Muitos pensam que o futuro parece melhor porque há acesso fácil ao crédito sem que ninguém realmente analise com cuidado se os tomadores se encontram em condições de assumir e honrar dívidas. Muitos consumidores estão fazendo empréstimos, mas seus ganhos não têm subido muito. Isso é um problema. Os financiamentos estudantis ainda são extremamente altos e embora haja maior probabilidade de encontrar emprego, os salários, quando não estagnaram, aumentaram pouco. Os estudantes que tomaram um grande volume de empréstimo estão soterrados sob 1,4 trilhão de dólares de dívida e isso é complicado, descreve.

“Os bancos estão começando a usar os mesmos tipos de trapaças com empréstimos para automóveis e ao consumidor feitas antes da crise de 2007-2008, fatiando-os e cortando-os, securitizando-os e tomando emprestado para especular sobre eles. Significa que esse mercado de empréstimos está sujeito aos mesmos tipos de manipulação que tivemos antes no mercado imobiliário. Isso tudo está acontecendo nos EUA, mas se olharmos para o âmbito global, os bancos europeus ainda são muito fracos, não têm muito capital, e eles também começaram a se envolver novamente em muitas aventuras arriscadas, como fusões e aquisições e outros tipos de atividades como essas”.

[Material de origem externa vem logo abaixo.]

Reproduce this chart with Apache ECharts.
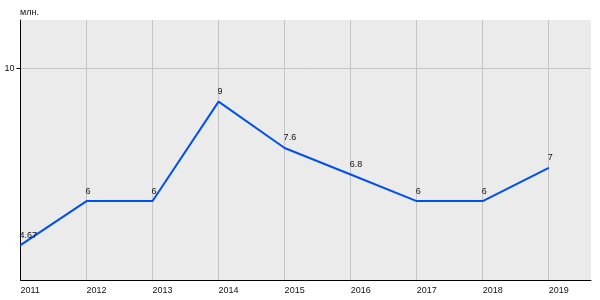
<!DOCTYPE html>
<html><head><meta charset="utf-8">
<script src="https://cdn.jsdelivr.net/npm/echarts@6/dist/echarts.min.js"></script>
<style>html,body{margin:0;padding:0;background:#fff}#c{width:600px;height:300px}</style>
</head><body><div id="c"></div>
<script>
const years = [2011, 2012, 2013, 2014, 2015, 2016, 2017, 2018, 2019];
const values = [4.67, 6, 6, 9, 7.6, 6.8, 6, 6, 7];
const yTicks = [10];
const unitLabel = 'млн.';

const chart = echarts.init(document.getElementById('c'), null, {renderer: 'canvas'});
const F = 'Liberation Sans, Arial, sans-serif';
chart.setOption({
  animation: false,
  backgroundColor: '#fff',
  grid: {left: 20.5, right: 9, top: 20, bottom: 20, show: true, backgroundColor: '#ebebeb', borderWidth: 0},
  graphic: [{type: 'text', left: 20, top: 8, style: {text: unitLabel, font: '9px ' + F, fill: '#111'}}],
  xAxis: {
    type: 'value', min: 2011, max: 2019.64, interval: 1,
    axisLine: {show: true, lineStyle: {color: '#000', width: 1}},
    axisTick: {show: false, customValues: years},
    axisLabel: {customValues: years, align: 'left', margin: 6, fontSize: 9, fontFamily: F, color: '#111', formatter: v => String(v)},
    splitLine: {show: true, lineStyle: {color: '#c4c4c4', width: 1}}
  },
  yAxis: {
    type: 'value', min: 3.62, max: 11.46,
    axisLine: {show: true, lineStyle: {color: '#000', width: 1}},
    axisTick: {show: true, length: 4, customValues: yTicks, lineStyle: {color: '#000'}},
    axisLabel: {customValues: yTicks, margin: 6, fontSize: 9, fontFamily: F, color: '#111'},
    splitLine: {show: true, lineStyle: {color: '#c4c4c4', width: 1}}
  },
  series: [{
    type: 'line',
    data: years.map((y, i) => [y, values[i]]),
    symbol: 'circle', symbolSize: 1, showSymbol: true,
    itemStyle: {color: '#0050ec'},
    lineStyle: {color: '#0050ec', width: 2},
    label: {show: true, position: 'top', align: 'left', offset: [-1, 0], fontSize: 9, fontFamily: F, color: '#111'}
  }]
});
</script></body></html>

Na medida que esses problemas se acumulam, analisa o economista, se houver algum tipo de choque significativo para a economia mundial, uma séria batalha comercial ou uma guerra irrompendo em algum lugar, ou ainda um rápido aumento nas taxas de juros pelo Federal Reserve, tanto essas dívidas como a alavancagem e a especulação podem acelerar significativamente. “A reunião de todos esses fatores sugere que pode haver alguns problemas sérios pela frente.”